This card does NOT work as advertised.
Not a single merchant here has treated this card as a chip-and-pin card.
Every shingle merchant treats it as a chip-and-signature card.
A call back to the USA to Barclays resulted in this corporate speak
from a Barclays agent: this is a "chip-and-pin enabled" card.
In other words, it does not have a pin, but almost zero merchants
in Europe will treat this card as a chip-and-pin, so the card's pin
is useless in practice.
I got this card for the sole reason of having both the convenience
and security of a pin in Europe. I got neither.
Barclays should simply advertise: "We provide you with a chip-and-pin enabled card that would be really useful in Europe if merchants there used the provided pin. They do not
We aplogize that almost none of them use the pin. But if you want a useless chip-and-pin card, please sign up for our card."

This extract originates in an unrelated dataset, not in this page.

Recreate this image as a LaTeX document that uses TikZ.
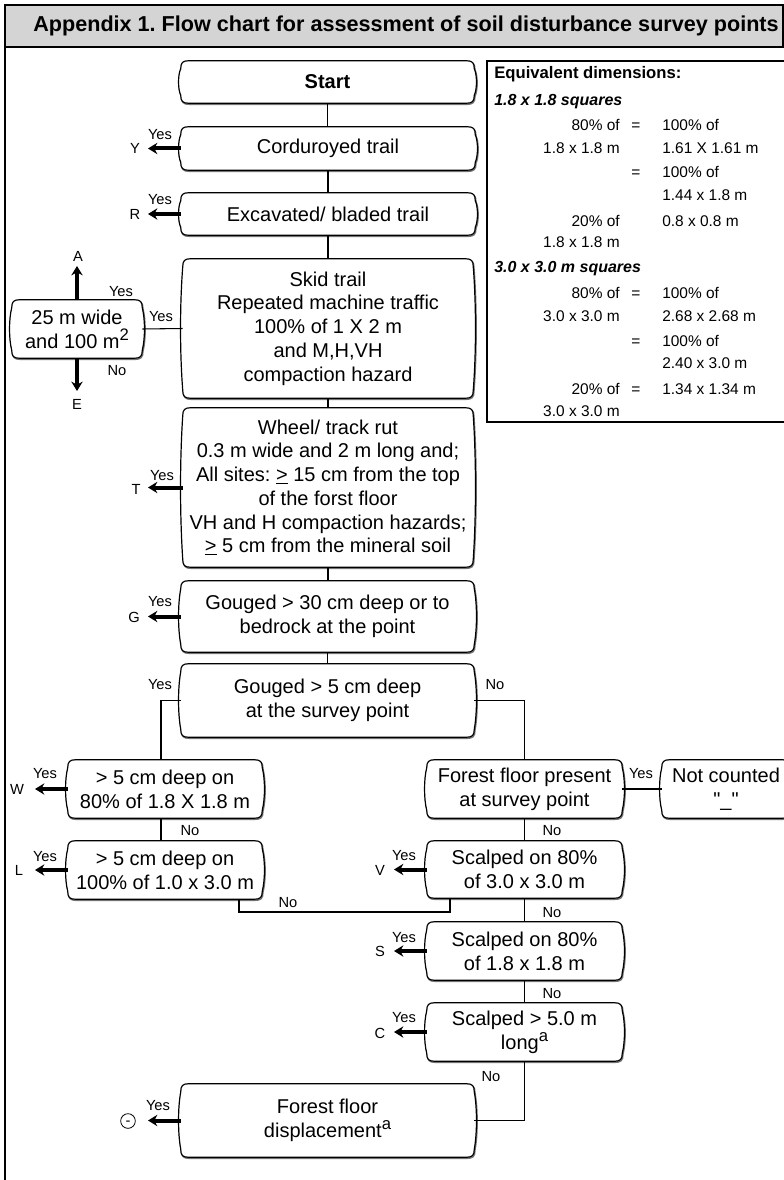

That would be a truthful description of this card.
The chip and pin-enabled means that you can use the pin at unattended kiosks, but you need to sign elsewhere. Many of the other US credit cards are not pin-enabled. To give you an example, my Chase card was not accepted at a European train station, but my Barclays card was.
I understand that this card may work as a pin card in rare situations, such as unattended kiosks.
I understand that.
My problem is that Barclays markets its chip-and-pin card as something that will *generally* work in Europe as pin-enabled card. This is totally false. The reality is that its pin is rarely used.
So Barclays markets this card in a deceptive manner.
The unattended kiosks might be "rare situations" to you, but that's when, as the previous response said, the chip+pin on this card is clutch. At train stations in Europe, it lets you avoid the sometimes-long lines and agent fees. At gas stations in Iceland, unattended kiosks are very much the norm. That's not useless, it's exactly as advertised. Barclays is very clear on their own website, calling it "Chip and signature cards with PIN capability"
The gap between the marketing and the reality is far too large.
If Barclays simply advertised that this card will work at kiosks by pin and by signature everywhere else, that would be honest.
Hi sfgower, Thank you for reaching out, Currently our cards are chip and signature cards with PIN capability, as most merchants in the United States, where our cards are primarily used, are using this technology. Please be assured that as more U.S. merchants make the switch to chip and PIN we will implement the use of chip and PIN priority cards. Whether you will be asked for your signature or PIN will be determined by the merchant. In most cases when you travel abroad, you'll be asked to sign for transactions. However, some unattended terminals may ask for your PIN instead. Please let us know if you have any additional questions. ^SM
I certainly plan to take my arrival plus to Scotland. I know the trip is at least a year out, but I will report on my success with using the card over there.
When you use it at most places they the PIN doesn't really need to be used. I think it is more useful when it comes to using it at like kiosks for like train tickets and such.
I don't really care if I have to sign at attended pay terminals (restaurants); they know I am not local anyway.
Where it really matters that a PIN is accepted is an unattended kiosks and gas stations. I tried my Arrivals+ card earlier this year at a train station kiosk in Hamburg and it worked fine.